Oh, final thought. If the ACL is just partly torn, it can regrow and mostly fix itself. So if that’s the case with your mother, I would think surgery would be pretty much ruled out as unnecessary.

When I destroyed my left ACL, the doc basically told me to get used to it. I’ve done rehab to strengthen the knee, but he noted that since I looked like the only execise I got was getting up to get another beer, surgery wasn’t necessary. :smiley:

John Elway played for years in the NFL at the highest level with a torn ACL. DeJuan Blair of the San Antonio Spurs has no ACL’s in either knee. He’s one of the top rookies in the NBA this year.

That’s close… what they told me is that it was more like underwear elastic- stretch it past a certain point, and some of the little rubber threads break, and it doesn’t go back to the way it was, but it’s still there. The joint’s just somewhat looser, that’s all.

One point to add. The expected activity level of the aging population is a moving target. ‘Well at your age you have to start slowing down,’ is a outdated medical assumption. If she has the motivation, a geriatric sports medicine friendly doc is probably available.

She needs to get a second opinion.

Thanks for the responses, everyone. :slight_smile: I’ve forwarded the information and suggestions I’ve gotten here to her. I’ll have wait and see what she decides to do

The key is that he can’t give her a response other than recovery would be difficult. A second opinion may confirm what he said, but may not, but at least there is a chance that an explanation could be given. Some doctors have guide lines they go by and will not explain them or modify them due to specifics of a certain case.

When my husband’s knee finally gave entirely out, 15 years after getting it patched up after an accident shredded it, he was told by several doctors that the only thing to do was to replace it, but replacing it was not something they would do in someone so young. He had lived without the ACL for most of those 15 years.

He knew from information we had from when he injured the knee that the adhesive and artificial joints just did not last long (five years estimated in 1987) and typically knee replacement could only be redone once, if at all. In the mean time he had developed the added complication of metal sensitivity. We found a surgeon who was willing to do the surgery if he could find a knee my husband would tolerate. He had discussed pure platinum, but not long before the target date of the surgery, they came out with a zirconium knee. The doc installed the zirconium knee (rated for 30 years), and the knee itself is doing fine nearly 8 years later.

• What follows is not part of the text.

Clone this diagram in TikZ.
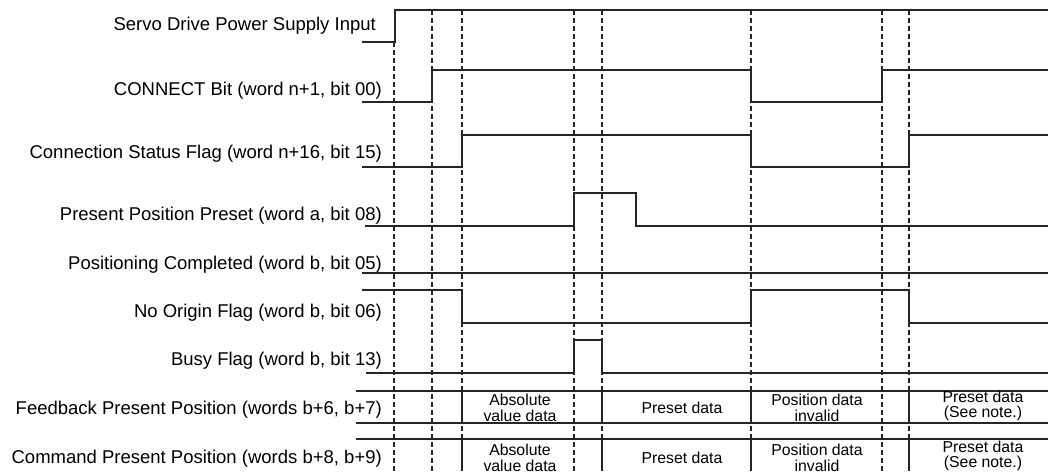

The points of all that are:

  • Some people live fine without an ACL, she might too
  • If the doctor won’t explain why they won’t do surgery, there is likely another that would be able to explain.
  • Not all doctors have the same guidelines.
  • Technologies change
  • If my husband took the advice of the first doctor he saw, he would still be waiting to be old enough for surgery, unable to walk without crutches and unable to use crutches because of other health issues.

Here is a cautionary tale. My grandmother found out she had a lump in her breast when she was 67. She found out because she changed doctors and the new one asked her about it. She had it biopsied, and fortunately it was benign, but when asked why he did not tell her, the first doc indicated that she was old enough he did not think it would make a difference in any case. She lived for another 16 years and was well most of them, her mother was even older when she died. Her first doctor saw 67 as almost dead.

I had ACL surgery done when I was 53.

I also suggest a second opinion, and you might go to a doctor who specializes in sports medicine for it. They have an affinity for knees and shoulders. :smiley:

I second the suggestion that she go to someone specializing in sports medicine. The surgeon who cleaned up my husband’s knee in 1987 and got him walking again without the ACL was a sports medicine surgeon. He wanted to do the surgery on my husband because it was like a common football injury.

You sure about that? I was under the impression that ACLs will not repair themselves.

If a torn ACL interferes with her livin the way she wants to, it is worth a second opinion.